Question

The degree of dissociation $PC{{l}_{5}}$ at 1 atm pressure is 0.2. Calculate the pressure at which $PC{{l}_{5}}$ is dissociated to 50%?
[A] P = 22.19atm
[B] P = 0.128atm
[C] P = 2.165atm
[D] P = 1.7atm

Answer 1

Hint: Remember that the relationship between the degree of dissociation ‘$\alpha $’ and the equilibrium constant ‘${{K}_{p}}$’ at pressure ‘P’ is given by-${{K}_{P}}=\dfrac{P\times \alpha }{1-{{\alpha }^{2}}}$ . With this relationship in mind, try to find the answer to the given question.

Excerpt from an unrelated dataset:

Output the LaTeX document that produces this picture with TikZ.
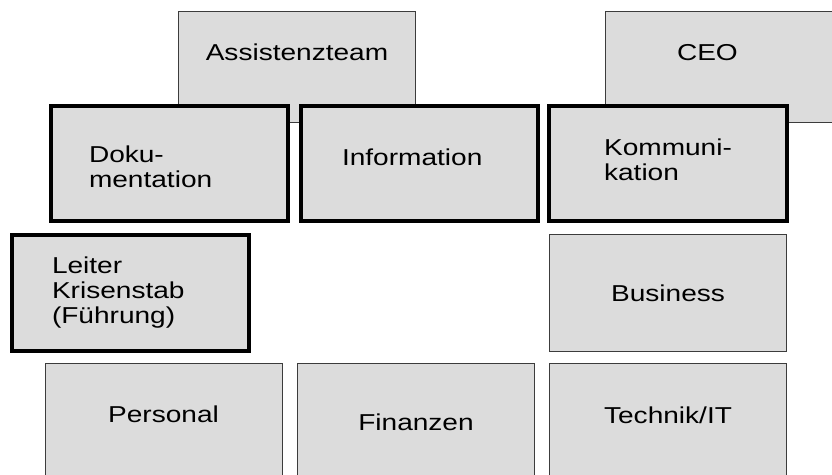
\documentclass[tikz,border=0pt]{standalone}
\definecolor{boxGray}{RGB}{220, 220, 220}
\definecolor{edgeGray}{RGB}{60, 60, 60}
\usepackage{fontspec}
\newfontfamily\boxfont{Liberation Sans}[FakeStretch=1.22]
\usepackage{tikz}
\usetikzlibrary{positioning}

\begin{document}
\begin{tikzpicture}[
    x=1pt, y=-1pt,
    orgbox/.style={rectangle, draw=edgeGray, fill=boxGray, line width=1pt,
                   minimum width=237pt, minimum height=117pt, inner sep=0pt,
                   align=center, font=\boxfont\fontsize{23pt}{25pt}\selectfont},
    leadbox/.style={orgbox, draw=black, line width=4pt},
  ]
    \useasboundingbox (0,0) rectangle (832,474);
    \clip (0,0) rectangle (832,474);

    % upper row, partly covered
    \node[orgbox, minimum height=111pt, text depth=30pt] (ASSIST) at (297,67) {Assistenzteam};
    \node[orgbox, minimum height=111pt, text depth=30pt, align=left,
          text width=94pt, inner xsep=72pt] (CEO) at (724,67) {CEO};

    % staff functions
    \node[leadbox, minimum height=115pt, align=left, text width=161pt,
          inner xsep=38pt, text depth=19pt] (DOKU) at (169.5,163.5) {Doku-\\mentation};
    \node[leadbox, minimum height=115pt, align=left, text width=154pt,
          inner xsep=38pt, text depth=13pt] (INFO) at (419,163.5) {Information};
    \node[leadbox, minimum width=238pt, minimum height=115pt, align=left,
          text depth=7pt] (KOMM) at (668,163.5) {Kommuni-\\kation};

    % head of the crisis team
    \node[leadbox, minimum height=116pt, align=left, text width=156pt,
          inner xsep=40pt] (LEITER) at (130,293) {Leiter\\Krisenstab\\(Führung)};
    \node[orgbox] (BUSINESS) at (668,293) {Business};

    % bottom row
    \node[orgbox, text depth=15pt] (PERSONAL) at (163.5,422) {Personal};
    \node[orgbox] (FINANZEN) at (416,422) {Finanzen};
    \node[orgbox, text depth=14pt] (TECHNIK) at (668,422) {Technik/IT};
  \end{tikzpicture}
\end{document}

Complete step by step answer:
Let us first look at the dissociation reaction $PC{{l}_{5}}$ that really takes place before analysing it thoroughly.
Let the number of moles of $PC{{l}_{5}}$ initially be 1 and its degree of dissolution be $\alpha $. This means before dissociation we have 1 mole of $PC{{l}_{5}}$ and zero moles of product (as the reaction has not yet taken place).
Now, as the degree of dissociation is $\alpha $ so after dissociation we will have $\left( 1-\alpha \right)$ moles of the starting material and $\alpha $ moles of each of the dissociated products.
We can write the moles before and after dissociation as-
     $PC{{l}_{5}}\rightleftharpoons PC{{l}_{3}}+C{{l}_{2}}$
Then we observe that

	$PC{{l}_{5}}$	$PC{{l}_{3}}$	$C{{l}_{2}}$
Moles before dissociation:	1	0	0
Moles after dissociation:	$\left( 1-\alpha \right)$	$\alpha $	$\alpha $

We observe that due to dissociation, only $\left( 1-\alpha \right)$ moles of reactant remain while an $\alpha $ mole each of the two products are formed.
Now, we know that Pressure = 0.2 atm (Since it has been given)
Calculating the equilibrium constant at given pressure,
\[\therefore {{K}_{p}}=\dfrac{{{n}_{PC{{l}_{3}}}}\times {{n}_{C{{l}_{2}}}}}{{{n}_{PC{{l}_{5}}}}}\times {{\left[ \dfrac{P}{\Sigma n} \right]}^{\Delta n}}\]
That implies,
${{K}_{P}}=\dfrac{\alpha .\alpha }{(1-\alpha )}[\dfrac{P}{1+\alpha }]=\dfrac{P{{\alpha }^{2}}}{1-{{\alpha }^{2}}}=\dfrac{1\times {{(0.2)}^{2}}}{1-{{(0.2)}^{2}}}$
Thus, we can conclude that the value of equilibrium constant at temperature P = 0.2 atm is given by,${{K}_{p}}$ = 0.0416 atm
Now, we know that the equilibrium constant of a reaction does not change with any change in any factor. So, should the degree of dissociation be now increased to 0.5. Therefore, the pressure can be calculated by- \[{{K}_{P}}=\dfrac{P{{\alpha }^{2}}}{1-{{\alpha }^{2}}}\]
Plugging in the obtained and already given values into this equation-
\[0.0416=\dfrac{P\times {{(0.5)}^{2}}}{1-{{(0.5)}^{2}}}\]
Therefore, we can conclude that Pressure ‘P’ is given by P = 0.1248 atm
So, the correct answer is “Option B”.

Note: Dissociation is the separation of ions that occurs when a solid ionic compound dissolves. Non-ionic compounds do not dissociate in water. Be very careful of this distinction so as to ensure you make no silly mistakes when trying to solve questions related to this concept.